### 將所有的 data 分為 80% 訓練以及 20% 的測試

In [None]:
import pandas as pd
import numpy as np
import os
from config import Args


In [None]:

# 讀取CSV文件
data = pd.read_csv(os.path.join(Args.META_DATA_PATH, 'train_metadata.csv'))

# 獲取所有不重複的SeriesInstanceUID
grouped_data = data.groupby('SeriesInstanceUID')

# 初始化空的DataFrame，用來儲存分割後的資料
train_data = pd.DataFrame(columns=data.columns)
test_data = pd.DataFrame(columns=data.columns)


In [None]:
# 依次處理每個SOPInstanceUID的資料
for _, group in grouped_data:
    # 決定將這個SOPInstanceUID的資料分到哪個集合（80%放入訓練集，20%放入測試集）
    if np.random.rand() < 0.8:
        train_data = pd.concat([train_data, group])
    else:
        test_data = pd.concat([test_data, group])

# 將分割後的資料儲存為CSV檔案
train_data.to_csv(os.path.join(Args.FL_META_DATA_PATH, 'fl_train_meta_data.csv'), index=False)
test_data.to_csv(os.path.join(Args.FL_META_DATA_PATH, 'fl_test_meta_data.csv'), index=False)

 ### 將分好的 80% 訓練資料再切成十等分

In [None]:
import pandas as pd
import os

In [None]:
# 設定要切成幾個等分
total_partitions = 10

In [None]:
data = pd.read_csv(os.path.join(Args.FL_META_DATA_PATH, 'fl_train_meta_data.csv'))
group_sort = data.groupby('SeriesInstanceUID')
partition = int(len(group_sort) / total_partitions)

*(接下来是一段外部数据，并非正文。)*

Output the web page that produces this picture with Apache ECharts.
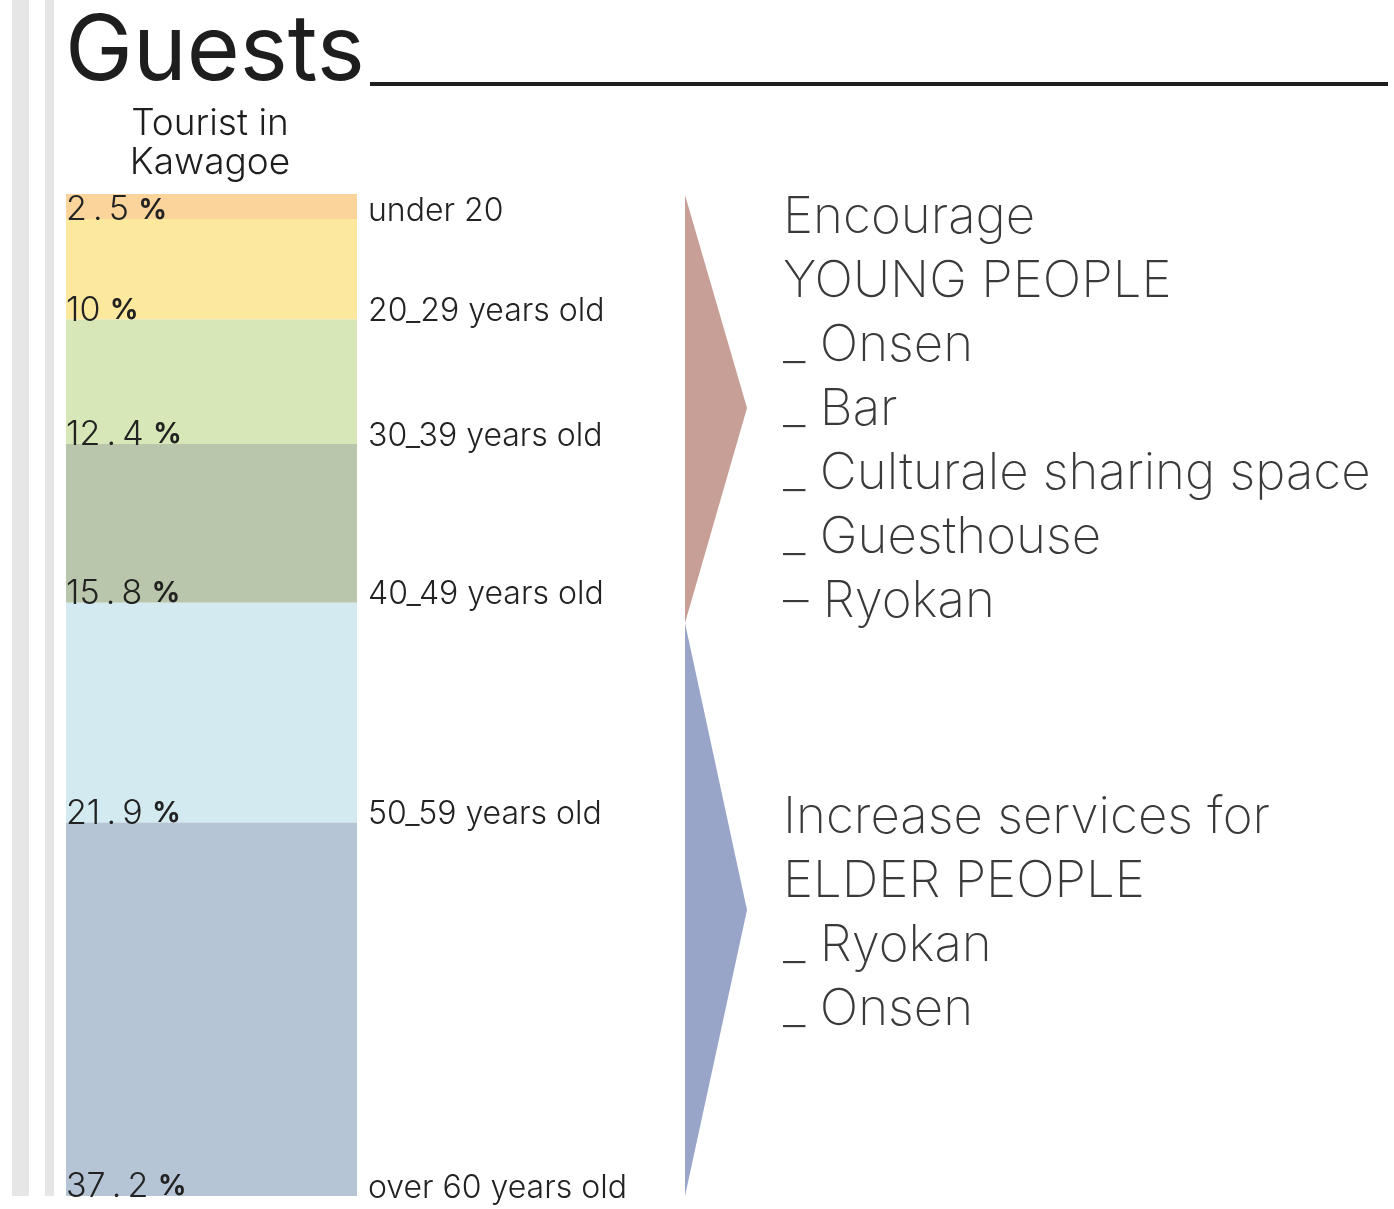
<!DOCTYPE html>
<html>
<head>
<meta charset="utf-8">
<script src="https://cdn.jsdelivr.net/npm/echarts@6/dist/echarts.min.js"></script>
<style>
  html, body { margin: 0; padding: 0; background: #fff; }
  #chart { width: 1394px; height: 1209px; }
</style>
</head>
<body>
<div id="chart"></div>
<script>
const ageGroups = ['under 20', '20_29 years old', '30_39 years old', '40_49 years old', '50_59 years old', 'over 60 years old'];
const shares = [2.5, 10, 12.4, 15.8, 21.9, 37.2];
const shareText = ['2\u2009.\u20095', '10', '12\u2009.\u20094', '15\u2009.\u20098', '21\u2009.\u20099', '37\u2009.\u20092'];
const colors = ['#fbd49c', '#fde99e', '#d8e7b7', '#b9c6ab', '#d3ebf0', '#b5c5d5'];
const columns = ['bar', 'label'];

const youngLines = ['Encourage', 'YOUNG PEOPLE', '_ Onsen', '_ Bar', '_ Culturale sharing space', '_ Guesthouse', '\u2013 Ryokan'];
const elderLines = ['Increase services for', 'ELDER PEOPLE', '_ Ryokan', '_ Onsen'];

document.addEventListener('DOMContentLoaded', function() {
    const chart = echarts.init(document.getElementById('chart'));
    const total = shares.reduce((a, b) => a + b, 0);

    const series = shares.map(function(v, i) {
        return {
            name: ageGroups[i],
            type: 'bar',
            stack: 'age',
            barWidth: '100%',
            barCategoryGap: 0,
            silent: true,
            data: [
                { value: v, itemStyle: { color: colors[i] } },
                { value: v, itemStyle: { color: 'rgba(0,0,0,0)' } }
            ],
            label: {
                show: true,
                position: 'insideBottomLeft',
                distance: 0,
                offset: [0, 8],
                formatter: function(p) {
                    if (p.dataIndex === 0) return '{n|' + shareText[i] + ' }{s|%}';
                    return '{a|' + ageGroups[i] + '}';
                },
                rich: {
                    n: { fontFamily: 'Inter', fontWeight: 300, fontSize: 34, color: '#222' },
                    s: { fontFamily: 'Inter', fontWeight: 'bold', fontSize: 28, color: '#222' },
                    a: { fontFamily: 'Inter', fontWeight: 300, fontSize: 32, color: '#222', padding: [0, 0, 0, 11] }
                }
            }
        };
    });

    const option = {
        backgroundColor: '#fff',
        animation: false,
        title: {
            text: 'Guests',
            left: 60,
            top: 2,
            textStyle: { fontFamily: 'Inter', fontWeight: 'normal', fontSize: 91, color: '#1e1e1e' }
        },
        grid: { left: 66, top: 194, width: 582, height: 1002 },
        xAxis: {
            type: 'category',
            data: columns,
            show: false
        },
        yAxis: {
            type: 'value',
            inverse: true,
            min: 0,
            max: total,
            show: false
        },
        series: series,
        graphic: [
            { type: 'rect', shape: { x: 12, y: 0, width: 17, height: 1196 }, style: { fill: '#e6e6e6' }, silent: true },
            { type: 'rect', shape: { x: 45, y: 0, width: 9, height: 1196 }, style: { fill: '#e6e6e6' }, silent: true },
            { type: 'line', shape: { x1: 370, y1: 84, x2: 1388, y2: 84 }, style: { stroke: '#1e1e1e', lineWidth: 4 }, silent: true },
            {
                type: 'text', x: 210, y: 104, silent: true,
                style: { text: 'Tourist in\nKawagoe', align: 'center', font: '300 37px Inter', lineHeight: 39, fill: '#1e1e1e' }
            },
            { type: 'polygon', shape: { points: [[685, 195], [747, 408], [685, 623]] }, style: { fill: '#c89f96' }, silent: true },
            { type: 'polygon', shape: { points: [[685, 623], [747, 910], [685, 1196]] }, style: { fill: '#98a5c8' }, silent: true },
            {
                type: 'text', left: 783, top: 186, silent: true,
                style: { text: youngLines.join('\n'), font: '200 51px Inter', lineHeight: 64, fill: '#3a3a3a' }
            },
            {
                type: 'text', left: 783, top: 786, silent: true,
                style: { text: elderLines.join('\n'), font: '200 51px Inter', lineHeight: 64, fill: '#3a3a3a' }
            }
        ]
    };

    chart.setOption(option);
});
</script>
</body>
</html>
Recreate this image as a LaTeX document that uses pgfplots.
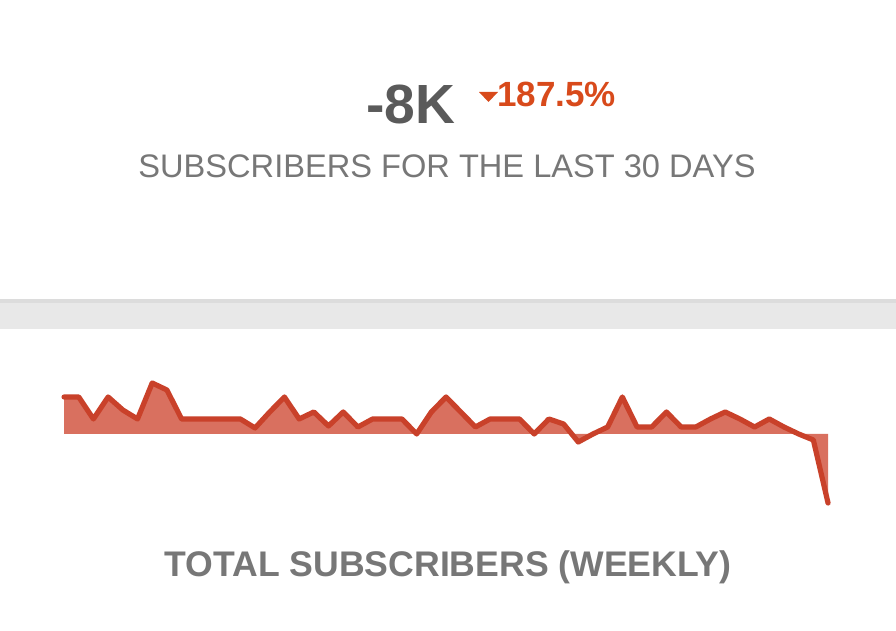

for i in range(total_partitions):
    globals()['site_meta_'+ str(i+1)] = pd.DataFrame(columns=data.columns)


group_id = 1
for index, (_, group) in enumerate(group_sort):
    if group_id > partition:
        globals()[f'site_meta_'+str(group_id-1)] = pd.concat([globals()['site_meta_'+str(group_id-1)], group])
    else:
        globals()[f'site_meta_'+str(group_id)] = pd.concat([globals()['site_meta_'+str(group_id)], group])
        if (index+1) % total_partitions == 0:
            group_id += 1

for i in range(total_partitions):
    file_name = f'site_meta_{i+1}.csv'
    globals()[f'site_meta_'+str(i+1)].to_csv(os.path.join(Args.FL_SITE_META_DATA_PATH, file_name), index=False)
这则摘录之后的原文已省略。